Crack down on recidivist drink drivers

David Farrar recently blogged on The Herald on Sunday’s story Number of repeat drink-drivers on the up. As I have previously blogged, I am largely supportive of the government’s response to the Law Commission review but I do feel that this is an area where they could do better. The government has proposed some measures to combat recidivist drink-driving, but they should have a much stronger focus on alcohol abusers who genuinely pose a threat to society rather than responsible drinkers. The HoS reported:

The number of recidivist drink-drivers has risen steadily over the past three years, and more than 4000 have been prosecuted already this year.

Many of them are involved in fatal crashes.

Figures released to the Herald on Sunday under the Official Information Act reveal 7200 people were convicted of their third or more drink-driving offence in 2009 compared with 6995 in 2008 and 6639 in 2007.

While the Business Roundtable has been critical of many of the Law Commission’s recommendations, we have gone on the record (p. 23) calling for tougher action in serious drink-driving cases. Last year in a media release on the Law Commission report I posed the question:

Why, for example, do we tolerate repeat drink driving offences without cancelling licences, naming and shaming offenders more prominently, using ignition interlocks, confiscating vehicles in serious cases and jailing recidivists?

I also think car-crushing was a brilliant idea for boy racers; why not do the same for recidivist drink drivers?

We need solutions like these that target alcohol abusers who pose a threat to society.– not laws that discriminate against responsible citizens, like banning dairies from selling wine or banning 18 and 19 year olds from off-licence purchasing (we would join only 11 other countries in the world with a minimum age of 20). I do have sympathy for 18 and 19 year olds and the ‘old enough to get married, join the army, go to jail, vote etc’ argument.

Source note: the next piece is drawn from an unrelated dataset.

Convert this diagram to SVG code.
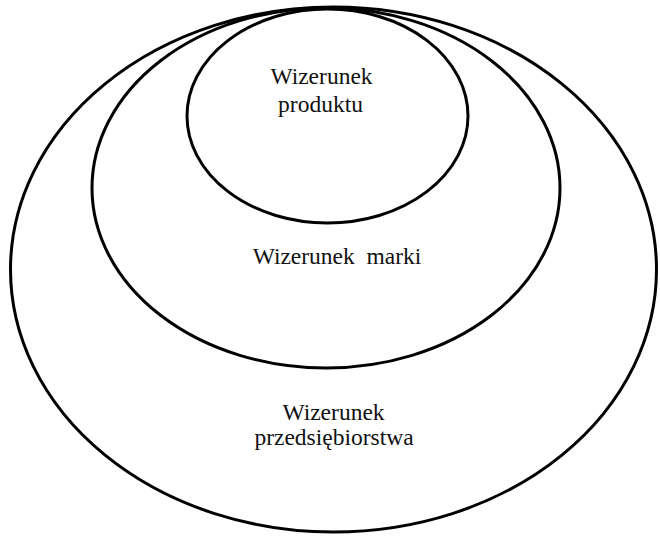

Meanwhile I read yesterday Professor Doug ‘the Ayatollah’ Sellman of the Alcohol Action Group calling supermarkets drug pushers and comparing their sale of wine to ecstasy or morphine. He wants to ban all alcohol sales in supermarkets. I wonder which countries we’d be joining if that basic convenience was removed from our lives?

To address problems like recidivist drink driving we need policies that target the misuse of alcohol rather than responsible use.